# Segregation Pre-Unification



## Ex-SHAD (23 Apr 2011)

Prior to Unification, was there any form of official segregation in the Canadian Army, Royal Canadian Navy or Royal Canadian Air Force?

The few incidents of segregation that I’m aware of:

During the First World War, there was an official policy that non-whites were not allowed to serve in combat, and instead were assigned to labor battalions.

Non-white ratings were restricted to stokers, trimmers and greasers (until I believe the 1920’s).


----------



## Michael OLeary (23 Apr 2011)

The "Black Battalion" of the CEF was probably less a matter of intentional segregation than it was of the recruiting approach to attract soldiers with established common backgrounds, whether that be hometown, family affiliation to "local regiments", or by trade. 

Examples of black soldiers serving outside that unit can be found.


----------



## Michael OLeary (23 Apr 2011)

Obituary; Sydney Morgan Jones

http://www.learnquebec.ca/en/content/curriculum/social_sciences/features/missingpages/unit5/u5p112.htm



> Last of black N.S. veterans
> wounded at Passchendaele
> 
> Canadian Press
> ...


----------



## armyvern (23 Apr 2011)

Ex-SHAD said:
			
		

> During the First World War, there was an official policy  that non-whites were not allowed to serve in combat, and instead were assigned to labor battalions.



 ???

Please link me to this "Official Policy".

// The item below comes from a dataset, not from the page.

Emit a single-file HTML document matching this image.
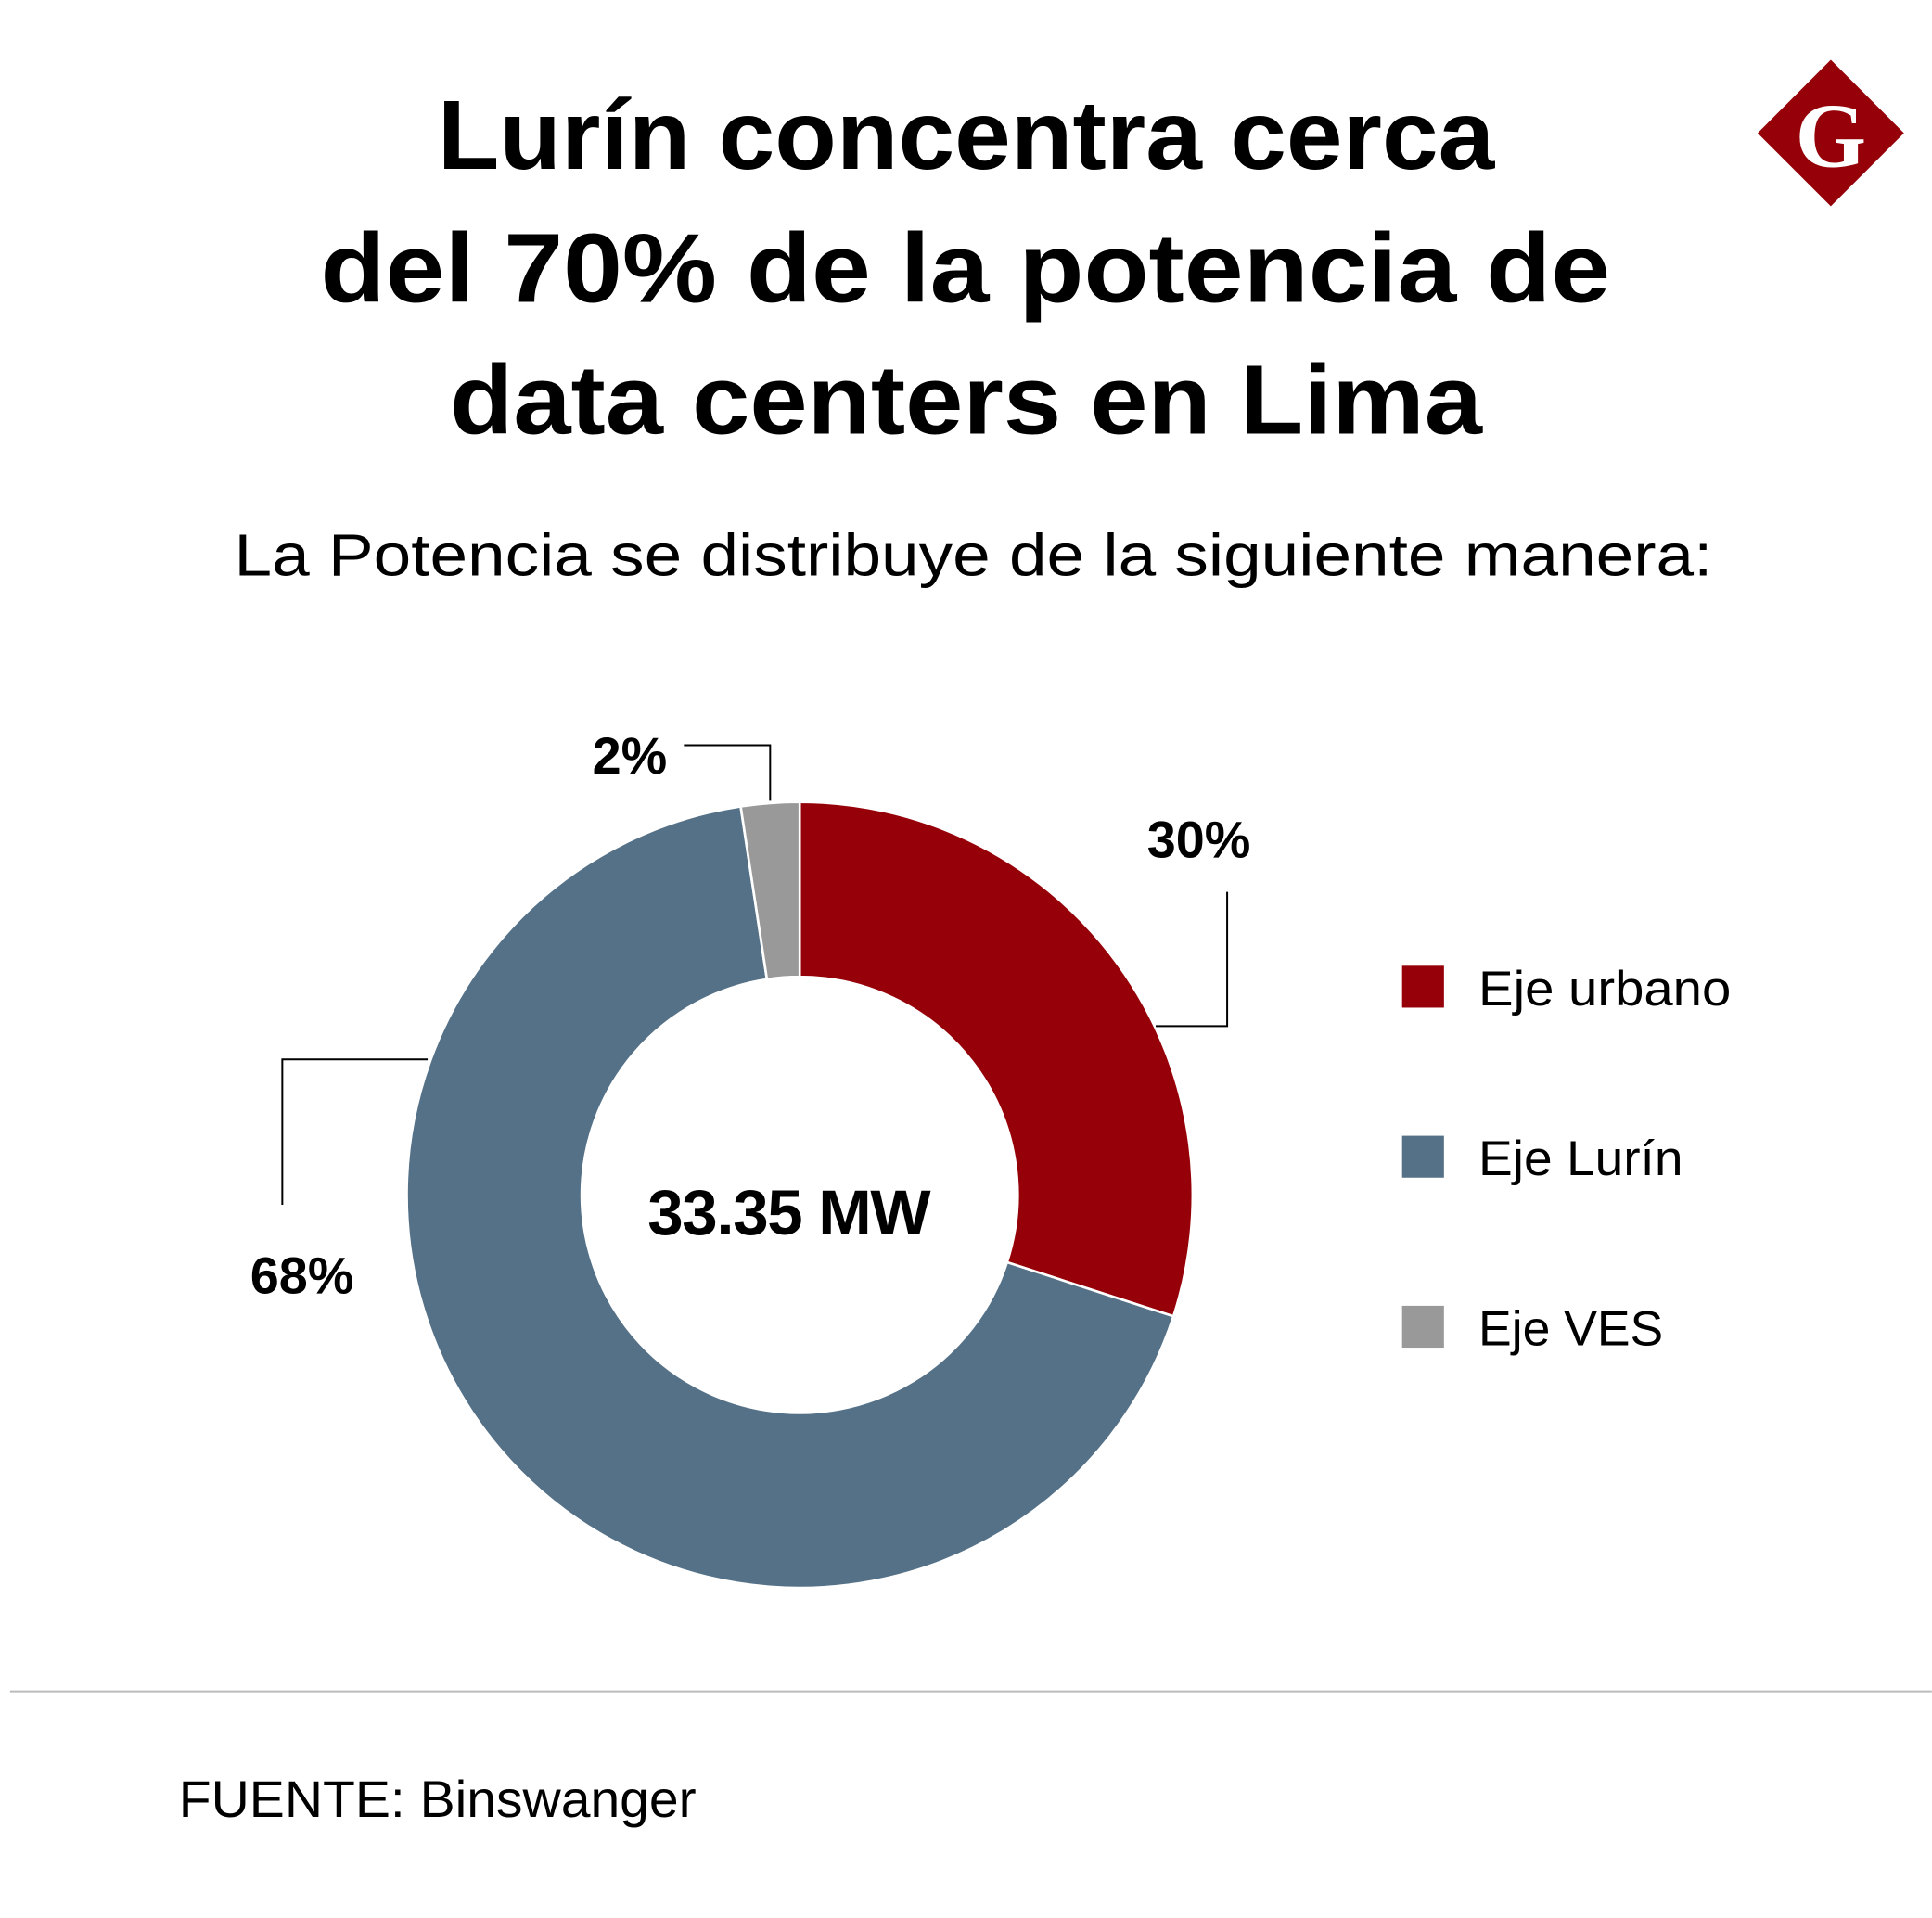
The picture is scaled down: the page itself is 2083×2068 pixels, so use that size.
<!DOCTYPE html>
<html><head><meta charset="utf-8">
<style>
html,body{margin:0;padding:0;background:#fff;}
svg{display:block;font-family:"Liberation Sans",sans-serif;}
</style></head>
<body>
<svg id="chart" width="2083" height="2068" viewBox="0 0 1568 1557" xmlns="http://www.w3.org/2000/svg">
<rect width="1568" height="1557" fill="#fff"/>
<g font-weight="bold" font-size="80" fill="#000">
<text x="355" y="137" textLength="858" lengthAdjust="spacingAndGlyphs">Lurín concentra cerca</text>
<text x="260" y="245" textLength="1047" lengthAdjust="spacingAndGlyphs">del 70% de la potencia de</text>
<text x="365" y="352" textLength="838" lengthAdjust="spacingAndGlyphs">data centers en Lima</text>
</g>
<text x="190" y="467" font-size="48" fill="#000" textLength="1200" lengthAdjust="spacingAndGlyphs">La Potencia se distribuye de la siguiente manera:</text>
<g>
<rect x="1444" y="66" width="84" height="84" fill="#960008" transform="rotate(45 1486 108)"/>
<text x="1486" y="135" font-family="Liberation Serif,serif" font-weight="bold" font-size="74" fill="#fff" text-anchor="middle">G</text>
</g>
<g id="donut"></g>
<g fill="none" stroke="#000" stroke-width="1.5">
<polyline points="625,650 625,605 555,605"/>
<polyline points="938,833 996,833 996,724"/>
<polyline points="347,860 229,860 229,978"/>
</g>
<g id="labels" font-weight="bold" font-size="42" fill="#000"></g>
<text x="640" y="1002" font-size="52" font-weight="bold" text-anchor="middle" letter-spacing="-1">33.35 MW</text>
<g id="legend"></g>
<line x1="8" y1="1373" x2="1568" y2="1373" stroke="#bbb" stroke-width="1.5"/>
<text x="145" y="1475" font-size="42" fill="#000" textLength="420" lengthAdjust="spacingAndGlyphs">FUENTE: Binswanger</text>
</svg>
<script>
const categories = ["Eje urbano", "Eje Lurín", "Eje VES"];
const values = [30, 67.6, 2.4];
const colors = ["#960008", "#557187", "#999999"];
const labelText = ["30%", "68%", "2%"];
const legendWidths = [205, 166, 150];

const NS = "http://www.w3.org/2000/svg";
const cx = 649, cy = 970, R = 319, r = 177;
const total = values.reduce((a, b) => a + b, 0);
function pt(a, rad) { return [cx + rad * Math.sin(a), cy - rad * Math.cos(a)]; }
const donut = document.getElementById("donut");
let acc = 0;
values.forEach((v, i) => {
  const a0 = acc / total * 2 * Math.PI;
  acc += v;
  const a1 = acc / total * 2 * Math.PI;
  const large = (a1 - a0) > Math.PI ? 1 : 0;
  const p0 = pt(a0, R), p1 = pt(a1, R), q1 = pt(a1, r), q0 = pt(a0, r);
  const p = document.createElementNS(NS, "path");
  p.setAttribute("d", `M${p0} A${R},${R} 0 ${large} 1 ${p1} L${q1} A${r},${r} 0 ${large} 0 ${q0} Z`);
  p.setAttribute("fill", colors[i]);
  p.setAttribute("stroke", "#fff");
  p.setAttribute("stroke-width", "2");
  
  
  donut.appendChild(p);
});
const labelPos = [[973, 696], [245, 1050], [511, 628]];
const labels = document.getElementById("labels");
labelText.forEach((t, i) => {
  const el = document.createElementNS(NS, "text");
  el.setAttribute("x", labelPos[i][0]);
  el.setAttribute("y", labelPos[i][1]);
  el.setAttribute("text-anchor", "middle");
  el.textContent = t;
  
  
  labels.appendChild(el);
});
const legend = document.getElementById("legend");
categories.forEach((c, i) => {
  const y = 784 + i * 138;
  const g = document.createElementNS(NS, "g");
  
  
  const sq = document.createElementNS(NS, "rect");
  sq.setAttribute("x", 1138); sq.setAttribute("y", y);
  sq.setAttribute("width", 34); sq.setAttribute("height", 34);
  sq.setAttribute("fill", colors[i]);
  
  
  const tx = document.createElementNS(NS, "text");
  tx.setAttribute("x", 1200); tx.setAttribute("y", y + 32);
  tx.setAttribute("font-size", "40");
  tx.setAttribute("textLength", legendWidths[i]);
  tx.setAttribute("lengthAdjust", "spacingAndGlyphs");
  tx.textContent = c;
  
  
  g.appendChild(sq); g.appendChild(tx);
  legend.appendChild(g);
});
</script>
</body></html>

I am aware that there was reluctance to allowing these soldiers to serve with whites, but am not aware of any official policy (or other) that actually did "limit" these brave men to service in a segregated Unit. Obviously debunked by the fact that many of them did serve in non-segregated Units; ergo, though it may have been discouraged --- no policy held them *to* service in *only* segregated Units (Units that did exist).

Seymour Tyler

My note: Seymour Tyler also went on to reinlist as soon as Britain declared war (WWII) on Germany in the Carleton and York Regiment. I remember my own father's sorrow at his passing (he was a member of the Br 93 Oromocto Legion) and our cadet corps observing silence for him upon his death while I was in high school.



> FREDERICTON (CP) -
> When the Carleton and York Veterans Association holds its reunion here on Saturday, an unobtrusive little black man will know the satisfaction of work well done.
> Seymour Tyler, president of this year's reunion committee, has known soldiering since the First World War and still is active at 78. A native of Saint John, N.B. he was born Feb. 22, 1897.
> "When the First World War came along, I quit school and enlisted," he said.
> "I landed in an outfit that was trained as infantry and could also handle most construction jobs _(my note: 2 Construction Bn?? - a segregated Unit). _  We landed in Liverpool after a crossing that took 21 days. We went first to Seaforth, then to Folkestone and soon crossed to Boulogne and went right up to the front.  I was later wounded at Vimy Ridge."



Pte Jerry Jones



> A "D.C.M." For A Truro Soldier
> A BLACK KNIGHT
> PTE. JERRY JONES, FORD ST., RUNS IN BUNCH OF HUNS - CAPTURES THEIR MACHINE GUN - FACETIOUSLY HANDS M.G. OVER TO HIS C.O.
> --------------------------------------------------------------------------------
> ...


----------



## Dennis Ruhl (23 Apr 2011)

The liklihood of a black person being accepted into the CEF in the first 2 years of the war was close to nil.  Racism was simply part of the system with colonels having final authority on the matter.  I read a letter which I can't find from a colonel to Sam Hughes asking to get rid of his black recruits out of respect to his good white recruits.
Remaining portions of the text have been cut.